How to build TRT engine with `NvDsInferCudaEngineGetFromTltModel`

Please provide complete information as applicable to your setup.

• GPU
• DeepStream 6.1.1
• TensorRT 8.4.1
**• NVIDIA GPU Driver Version 515.65.01 **
**• Question **

I have reimplemented the DeepStream Gst-nvinfer plugin and I am trying to build an engine from an etlt file. The engine is built and saved to disk successfully, but I fail to deserialize it. However, I am able to deserialize engines built by Gst-nvinfer.

The parameters I set in NvDsInferContextInitParams are the following:

gpuID: 0
useDLA: 0
dlaCore: 0
tltEncodedModelFilePath: /var/lib/cradle/models/peoplenet/resnet34_peoplenet_pruned_int8.etlt
tltModelKey: tlt_encode
inferInputDims: 3 544 960
networkMode: 0
int8CalibrationFilePath:
numOutputLayers: 2
outputLayerNames: output_bbox/BiasAdd output_cov/Sigmoid 
numOutputIoFormats: 0
outputIOFormats: 
numLayerDevicePrecisions: 0
layerDevicePrecisions: 

When deserializing the engine from disk I get this:

1: [stdArchiveReader.cpp::StdArchiveReader::30] Error Code 1: Serialization (Serialization assertion magicTagRead == kMAGIC_TAG failed.Magic tag does not match
)
4: [runtime.cpp::deserializeCudaEngine::50] Error Code 4: Internal Error (Engine deserialization failed.)

Do I have to set any other parameters in the config data structure?

Did you generate the engine and deserialize it with the same GPU and the same TensorRT version?

Yes, I have only one GPU and only one version of TensorRT installed.

The gst-nvinfer is totally open source and it is a complete sample for the engine build and deserialize, you can debug and compare with your code.

I am doing that and the single point of failure I can find right now is the parameters passed in NvDsInferContextInitParams. However, since the config parsing and NvDsInferContextInitParams build process is so convoluted I am not sure if I’m missing something. The source code is almost unreadable.

Since the NvDsInferCudaEngineGetFromTltModel method is opaque I need the list of parameters needed by it. The NvDsInferContextInitParams struct has a plethora of fields which are irrelevant for building the model.

You can compare the content of NvDsInferContextInitParams in nvinfer and your implementation to look for the differences.

Compare them how? This is not python, so I can not just call print(). Even if I print each field, not all of them are used by that function. Therefore, comparing the contents is meaningless.
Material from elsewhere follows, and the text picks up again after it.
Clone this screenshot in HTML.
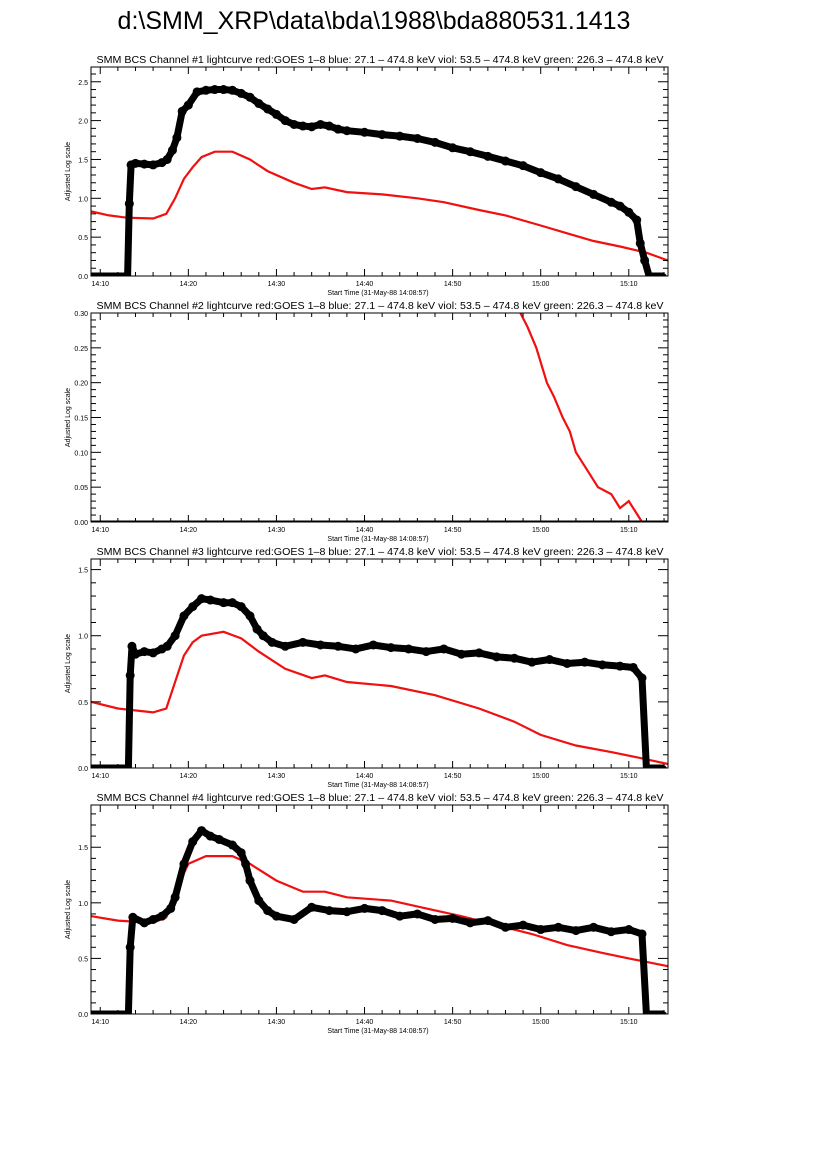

Should I understand that no-one at Nvidia knows how that plugin works anymore? If so, please make NvDsInferCudaEngineGetFromTltModel open source and I’ll come back with an answer myself.

Opaque APIs need a good documentation. Telling people to look in the source code to figure out how to use it is not acceptable.

The code is also c/c++ but not python. It is proprietary, it will not be open source.

gst-nvinfer has already shown how to use the APIs.

Yes, you are completely right. It does show how to use the API over thousands of lines of code that seem to be written by an intern who has just discovered OOP.

There is no update from you for a period, assuming this is not an issue anymore.
Hence we are closing this topic. If need further support, please open a new one.
Thanks

If you want a simple sample for building engine, you can refer to the TensorRT samples. TensorRT/samples at main · NVIDIA/TensorRT · GitHub

This topic was automatically closed 14 days after the last reply. New replies are no longer allowed.